First published in 1891, Tess of the d’Urbervilles is Thomas Hardy’s haunting tragedy of a young woman whose life is reshaped by a single, socially “ruinous” event—and by the harsh moral arithmetic that Victorian respectability applies to female experience. Set in the pastoral landscapes of Wessex, the novel follows Tess Durbeyfield from village simplicity into a widening circle of ancestral myth, economic pressure, desire, and judgement.

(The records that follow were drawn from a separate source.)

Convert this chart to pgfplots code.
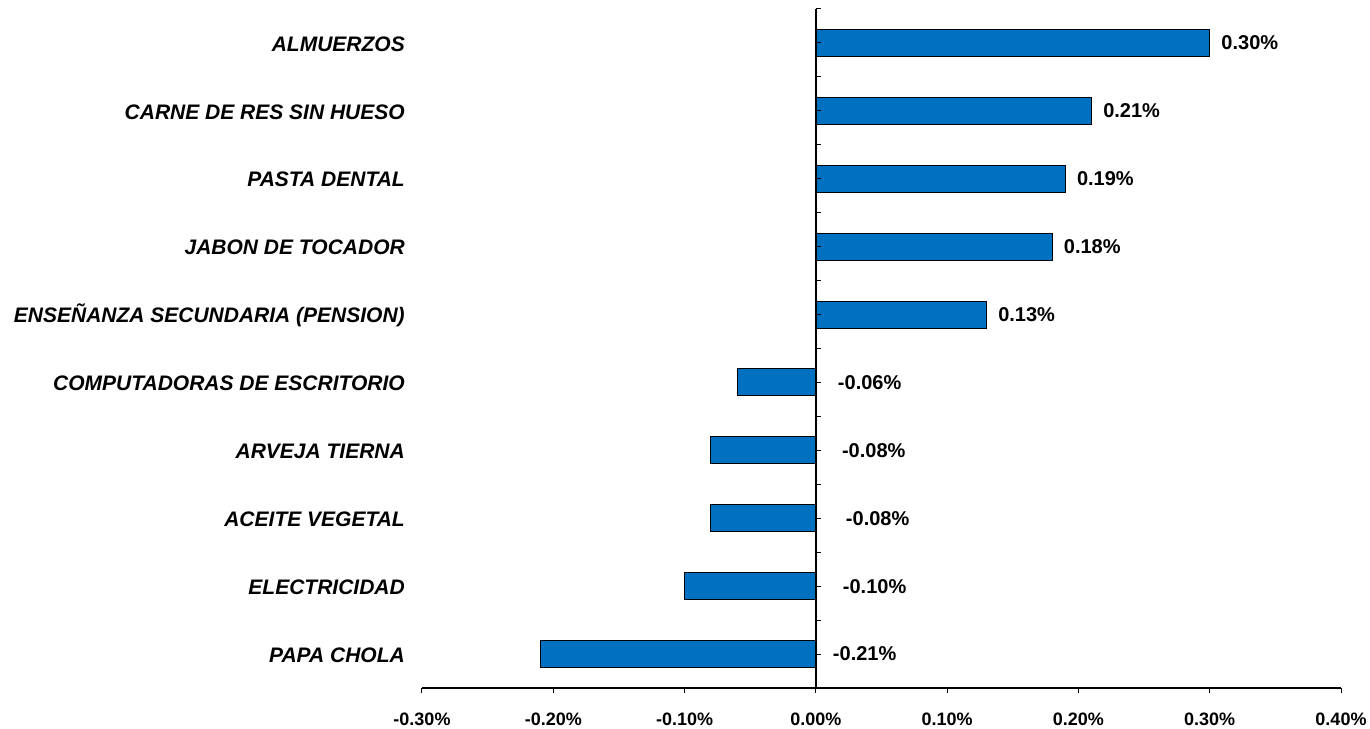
\documentclass[border=0pt]{standalone}
\usepackage{pgfplots}
\pgfplotsset{compat=1.18}
\usepackage{pgfplotstable}
\usepackage{fontspec}
\setmainfont{Liberation Sans}
\definecolor{barblue}{RGB}{0,112,192}

\pgfplotstableread{
y lx lbl
10 0.3088 0.30\%
9 0.2188 0.21\%
8 0.1988 0.19\%
7 0.1888 0.18\%
6 0.1388 0.13\%
5 0.0167 -0.06\%
4 0.0198 -0.08\%
3 0.0228 -0.08\%
2 0.0205 -0.10\%
1 0.0129 -0.21\%
}\lbltable

\begin{document}
\begin{tikzpicture}
\path[use as bounding box] (-422pt,-40pt) rectangle (948pt,688pt);
\begin{axis}[at={(0pt,0pt)}, anchor=south west, scale only axis,
  width=919pt, height=679pt,
  xmin=-0.3, xmax=0.4, ymin=0.5, ymax=10.5,
  axis x line=bottom, axis y line=left,
  x axis line style={-, line width=1.2pt},
  y axis line style={draw=none},
  xtick={-0.3,-0.2,-0.1,0,0.1,0.2,0.3,0.4},
  xticklabels={-0.30\%,-0.20\%,-0.10\%,0.00\%,0.10\%,0.20\%,0.30\%,0.40\%},
  xticklabel style={font=\fontsize{18}{20}\selectfont\bfseries, inner sep=0pt, anchor=north, yshift=-20pt},
  x tick style={black, line width=1pt},
  tick align=outside, major tick length=5pt,
  ytick={1,2,3,4,5,6,7,8,9,10},
  yticklabels={PAPA CHOLA, ELECTRICIDAD, ACEITE VEGETAL, ARVEJA TIERNA, COMPUTADORAS DE ESCRITORIO, ENSEÑANZA SECUNDARIA (PENSION), JABON DE TOCADOR, PASTA DENTAL, CARNE DE RES SIN HUESO, ALMUERZOS},
  y tick style={draw=none},
  yticklabel style={font=\fontsize{21}{24}\selectfont\bfseries\itshape, inner sep=0pt, anchor=east, xshift=-12pt, yshift=-1pt},
  clip=false,
]
\addplot[xbar, bar width=27pt, fill=barblue, draw=black, line width=1pt]
  coordinates {(0.30,10) (0.21,9) (0.19,8) (0.18,7) (0.13,6) (-0.06,5) (-0.08,4) (-0.08,3) (-0.10,2) (-0.21,1)};
\addplot[draw=none, mark=none, nodes near coords, point meta=explicit symbolic,
  every node near coord/.append style={anchor=west, inner sep=0pt, font=\fontsize{20}{22}\selectfont\bfseries}]
  table[x=lx, y=y, meta=lbl]{\lbltable};
\end{axis}
\begin{axis}[at={(393.86pt,0pt)}, anchor=south west, scale only axis,
  width=525.14pt, height=679pt,
  xmin=0, xmax=0.4, ymin=0.5, ymax=10.5,
  axis x line=none, axis y line=left,
  y axis line style={-, line width=1.6pt},
  ytick={0.5,1,...,10.5}, yticklabels={},
  tick align=inside, major tick length=5pt,
  y tick style={black, line width=1pt},
  xtick=\empty,
]
\addplot[draw=none] coordinates {(0.1,1)};
\end{axis}
\end{tikzpicture}
\end{document}
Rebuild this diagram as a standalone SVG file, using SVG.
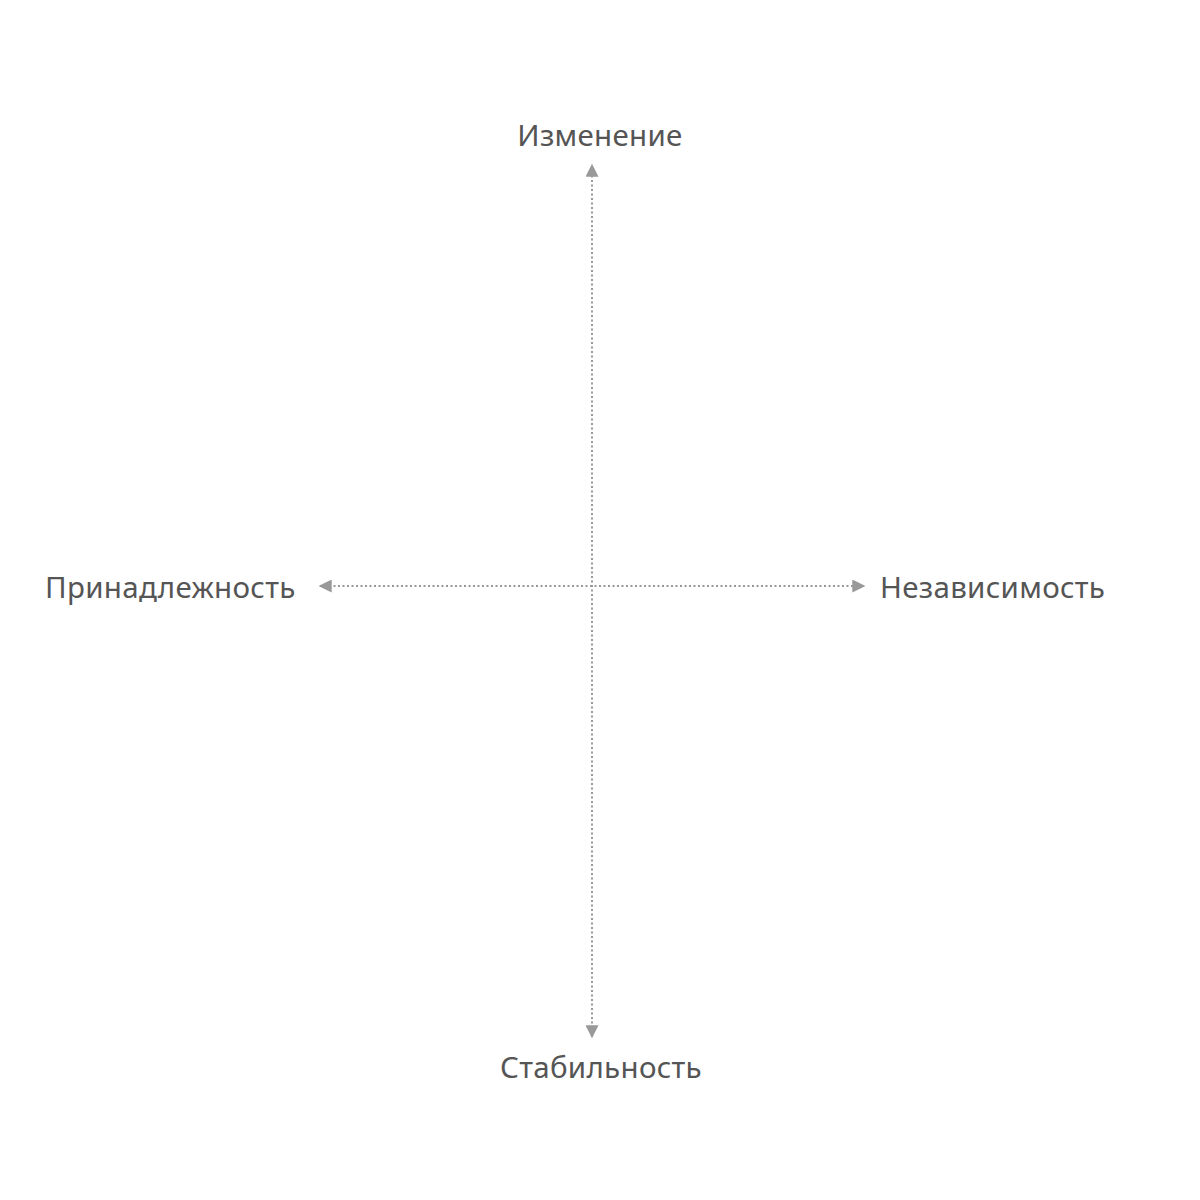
<svg xmlns="http://www.w3.org/2000/svg" width="1200" height="1200" viewBox="0 0 1200 1200">
<style>
.axis{stroke:#999;stroke-width:2;stroke-dasharray:2 2.5;fill:none}
.lbl{font-family:"Noto Sans","Liberation Sans",sans-serif;font-size:29.5px;fill:#555;letter-spacing:0.3px}
</style>
<defs>
<marker id="ah" viewBox="0 0 10 10" refX="9" refY="5" markerWidth="6.5" markerHeight="6.5" orient="auto-start-reverse" markerUnits="strokeWidth">
<path d="M0,0 L10,5 L0,10 z" fill="#999"/>
</marker>
</defs>
<rect width="1200" height="1200" fill="#fff"/>
<g id="connectors">
<line class="axis" x1="592" y1="1037" x2="592" y2="165" marker-start="url(#ah)" marker-end="url(#ah)"/>
<line class="axis" x1="320" y1="586" x2="864" y2="586" marker-start="url(#ah)" marker-end="url(#ah)"/>
</g>
<g id="top"><text class="lbl" x="600" y="146" text-anchor="middle">Изменение</text></g>
<g id="bottom"><text class="lbl" x="601" y="1078" text-anchor="middle">Стабильность</text></g>
<g id="left"><text class="lbl" x="45" y="598">Принадлежность</text></g>
<g id="right"><text class="lbl" x="880" y="598">Независимость</text></g>
</svg>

Hardy pairs lyrical descriptions of rural England with an unsparing critique of class pretension, religious certainty, and the double standards that label women while excusing men. Fate, coincidence, and the indifferent movement of the natural world press against Tess’s intelligence and capacity for love, creating a story that is at once intensely intimate and deeply philosophical. Controversial on release and enduringly influential, Tess remains a landmark of English realism and a moving study of innocence, agency, and the cost of compassion.

Who Should Listen

  • Listeners who want a powerful, character-driven classic that confronts sexual politics, social stigma, and moral hypocrisy without losing its emotional tenderness.
  • Fans of Victorian and early modern English fiction interested in rural life, class anxiety, and the collision between tradition and modernity.
  • Readers drawn to tragic love stories and philosophical novels that question fate, justice, and what society calls “purity.”

About the Authors

Thomas Hardy (1840–1928) was an English novelist and poet whose work transformed the rural south-west of England into the imagined landscape of “Wessex.” Trained as an architect, he brought a precise eye for place to novels such as Far from the Madding Crowd, The Mayor of Casterbridge, The Woodlanders, and Jude the Obscure. Hardy’s fiction is renowned for its tragic intensity, social critique, and skepticism toward Victorian moral certainties, often depicting lives shaped by chance, desire, and rigid convention. Later in life he devoted himself primarily to poetry, becoming one of the major literary voices bridging the Victorian and modern eras.